The answer is 2 a.m. or 2 p.m.
There should be a space after the number, but no spaces between a.m. and p.m. And a.m. and p.m. have a period after each letter. That’s a lot to remember for two letters!
Want to know more about A.M. and P.M.?
A few countries, namely the United States, Canada, and Australia, use the 12-hour clock instead of the 24-hour clock. This results in a need to differentiate the two halves of a 24-hour period (morning versus night), so the abbreviations “a.m.” and “p.m.” were created. The origin of these abbreviations is simple — “a.m.” stands for the Latin phrase ante meridiem, meaning “before noon,” while “p.m.” is short for post meridiem, the Latin phrase for “after noon.” The 24-hour system, which is used throughout the rest of the world, has no need for such abbreviations.
To answer these questions, we refer to our trusty Chicago Manual of Style.
The following abbreviations are used in text and elsewhere to indicate time of day. Chicago prefers the lowercase form, with periods, as being the most immediately intelligible.
The abbreviations a.m. and p.m. should not be used with morning, afternoon, evening, night, or o’clock.

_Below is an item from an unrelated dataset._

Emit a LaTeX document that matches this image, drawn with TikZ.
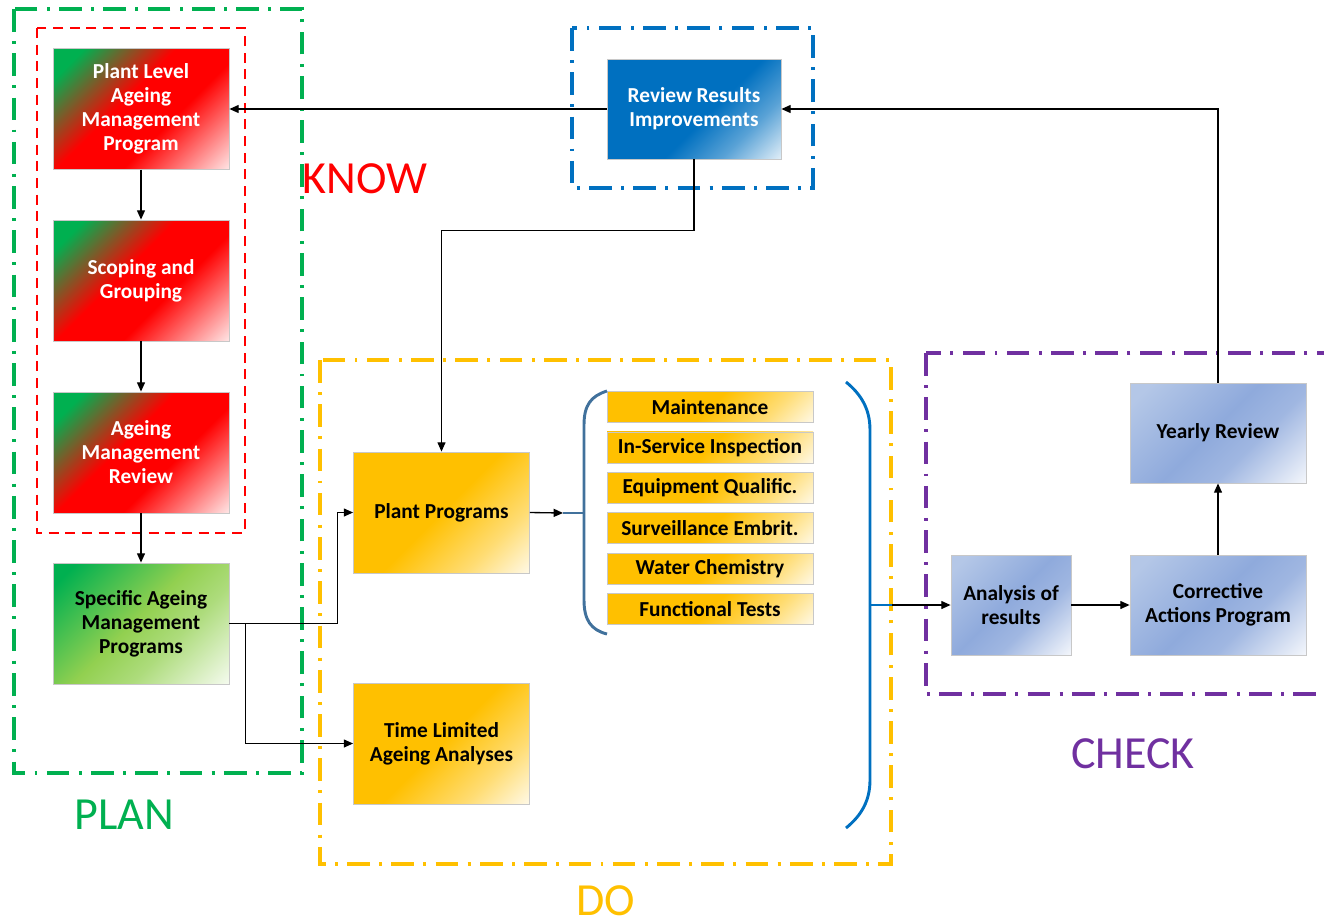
\documentclass[tikz,border=0pt]{standalone}
\usepackage{fontspec}
\setmainfont{Carlito}
\usetikzlibrary{positioning,arrows.meta}

\definecolor{plangreen}{RGB}{0,176,80}
\definecolor{knowred}{RGB}{255,0,0}
\definecolor{dogold}{RGB}{255,192,0}
\definecolor{checkpurple}{RGB}{112,48,160}
\definecolor{revblue}{RGB}{0,112,192}
\definecolor{lightgreen}{RGB}{146,208,80}
\definecolor{bluegray}{RGB}{143,170,220}
\definecolor{bluepale}{RGB}{180,199,231}
\definecolor{bracesteel}{RGB}{65,113,156}
\definecolor{boxedge}{RGB}{200,200,200}

\pgfdeclarehorizontalshading{redgrad}{100bp}{color(0bp)=(plangreen); color(22bp)=(plangreen); color(44bp)=(knowred); color(60bp)=(knowred); color(86bp)=(white!92!knowred); color(100bp)=(white)}
\pgfdeclarehorizontalshading{greengrad}{100bp}{color(0bp)=(plangreen); color(20bp)=(plangreen); color(48bp)=(lightgreen); color(62bp)=(lightgreen!75!white); color(86bp)=(white!92!lightgreen); color(100bp)=(white)}
\pgfdeclarehorizontalshading{goldgrad}{100bp}{color(0bp)=(dogold); color(50bp)=(dogold); color(70bp)=(dogold!55!white); color(86bp)=(white!92!dogold); color(100bp)=(white)}
\pgfdeclarehorizontalshading{bluegrad}{100bp}{color(0bp)=(bluepale); color(20bp)=(bluepale); color(48bp)=(bluegray); color(62bp)=(bluegray!85!white); color(86bp)=(white!92!bluegray); color(100bp)=(white)}
\pgfdeclarehorizontalshading{revgrad}{100bp}{color(0bp)=(revblue); color(55bp)=(revblue); color(70bp)=(revblue!65!white); color(86bp)=(white!90!revblue); color(100bp)=(white)}

\tikzset{
  box/.style={draw=boxedge, line width=0.6pt, shade, shading angle=-45,
    minimum width=132pt, minimum height=90.75pt, inner sep=2pt,
    align=center, font=\fontsize{16}{18}\selectfont\bfseries},
  redbox/.style={box, shading=redgrad, text=white},
  greenbox/.style={box, shading=greengrad},
  goldbox/.style={box, shading=goldgrad},
  bluebox/.style={box, shading=bluegrad, minimum height=75pt},
  revbox/.style={box, shading=revgrad, text=white, minimum width=130.5pt, minimum height=75pt},
  itembox/.style={box, shading=goldgrad, minimum width=154.5pt, minimum height=23.25pt},
  frame/.style={line width=2.6pt, dash pattern=on 17pt off 7pt on 2.2pt off 7pt},
  arr/.style={-{Triangle[length=7pt,width=6pt]}, line width=1pt},
  phase/.style={font=\fontsize{34.5}{40}\selectfont, inner sep=1pt},
}

\begin{document}
\begin{tikzpicture}[x=0.75pt, y=-0.75pt]
    \useasboundingbox (0,0) rectangle (1324,922);

    % phase frames
    \draw[frame, plangreen] (14,9) rectangle (302,773);
    \draw[knowred, line width=1.5pt, dash pattern=on 7.5pt off 5pt] (37,28) rectangle (245,533);
    \draw[frame, revblue] (572,28) rectangle (813,188);
    \draw[frame, dogold] (320,360) rectangle (891,864);
    \draw[frame, checkpurple] (926,353) rectangle (1345,694);

    \node[phase, text=knowred] (know) at (365,179) {KNOW};
    \node[phase, text=plangreen] (plan) at (124,815) {PLAN};
    \node[phase, text=dogold] (do) at (606,901) {DO};
    \node[phase, text=checkpurple] (check) at (1133,754) {CHECK};

    % plan column
    \node[redbox] (plp) at (141,109) {Plant Level\\Ageing\\Management\\Program};
    \node[redbox] (sg) at (141,280.5) {Scoping and\\Grouping};
    \node[redbox] (amr) at (141,452.5) {Ageing\\Management\\Review};
    \node[greenbox] (sam) at (141,623.5) {Specific Ageing\\Management\\Programs};

    \node[revbox] (rev) at (694,109) {Review Results\\Improvements};

    % do
    \node[goldbox] (pp) at (441.5,512.5) {Plant Programs};
    \node[goldbox] (tla) at (441.5,743.5) {Time Limited\\Ageing Analyses};

    \foreach \name/\txt [count=\i] in {mnt/Maintenance, isi/In-Service Inspection,
        eq/Equipment Qualific., se/Surveillance Embrit., wc/Water Chemistry, ft/Functional Tests}
        \node[itembox] (\name) at (710,366.6+40.4*\i) {\txt};

    % braces
    \coordinate (lbtip) at (563,513);
    \coordinate (rbtip) at (892,605);
    \draw[bracesteel, line width=2.2pt] (607,391) .. controls (591,396) and (584,405) .. (584,425)
        -- (584,600) .. controls (584,620) and (591,630) .. (607,634);
    \draw[bracesteel, line width=2.2pt] (lbtip) -- (584,513);
    \draw[revblue, line width=2.2pt] (846,382) .. controls (862,395) and (870,410) .. (870,430)
        -- (870,780) .. controls (870,800) and (862,815) .. (846,828);
    \draw[revblue, line width=2.2pt] (870,605) -- (rbtip);

    % check
    \node[bluebox, minimum width=90pt] (ana) at (1011,605) {Analysis of\\results};
    \node[bluebox] (cap) at (1218,605) {Corrective\\Actions Program};
    \node[bluebox] (yr) at (1218,433) {Yearly Review};

    % connectors
    \draw[arr] (rev.west) -- (plp.east);
    \draw[arr] (plp) -- (sg);
    \draw[arr] (sg) -- (amr);
    \draw[arr] (amr) -- (sam);
    \draw[arr] (sam.east) -- ++(108,0) |- (pp.west);
    \draw[arr] (sam.east) -- ++(16,0) |- (tla.west);
    \draw[arr] (rev.south) -- ++(0,71) -| (pp.north);
    \draw[arr] (pp.east) -- (lbtip);
    \draw[arr] (rbtip) -- (ana.west);
    \draw[arr] (ana) -- (cap);
    \draw[arr] (cap) -- (yr);
    \draw[arr] (yr.north) |- (rev.east);

\end{tikzpicture}
\end{document}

- 10:30 a.m. /or ten thirty in the morning
- 11:00 p.m. /or eleven o’clock at night
Then what about “o’clock?”
Times of day in even, half, and quarter hours are usually spelled out in text. With o’clock, the number is always spelled out. In the third example, the a before quarter is optional.
- Her day begins at five o’clock in the morning.
- The meeting continued until half past three.
- He left the office at a quarter of four (or a quarter to four).
- We will resume at ten thirty.
- Cinderella almost forgot that she should leave the ball before midnight.
In quotes and conversations in books?
- The author is in charge and makes up the rules. Just try to be consistent.
Hallard Press proofreading policies follow CMoS so that everything is consistent.
4 thoughts on “Is it 2 am or 2 a.m.?”
Thank. Great explanation!
Thanks for the reminder that we (in the pre-war generation) learned in school.
I never noticed it before , but I wonder why Hallard Press doesn’t use this when printing our comment.
The following was cut & pasted from a reply early this A.M.
HANK KUHLMAN MAY 3, 2023 AT 8:23 AM
Ben, you have a good eyes. Unfortunately, the AM in the comment is automatically generated by WordPress, not Hallard Press.
Thanks for the reply. Nice to know it wasn’t your doing.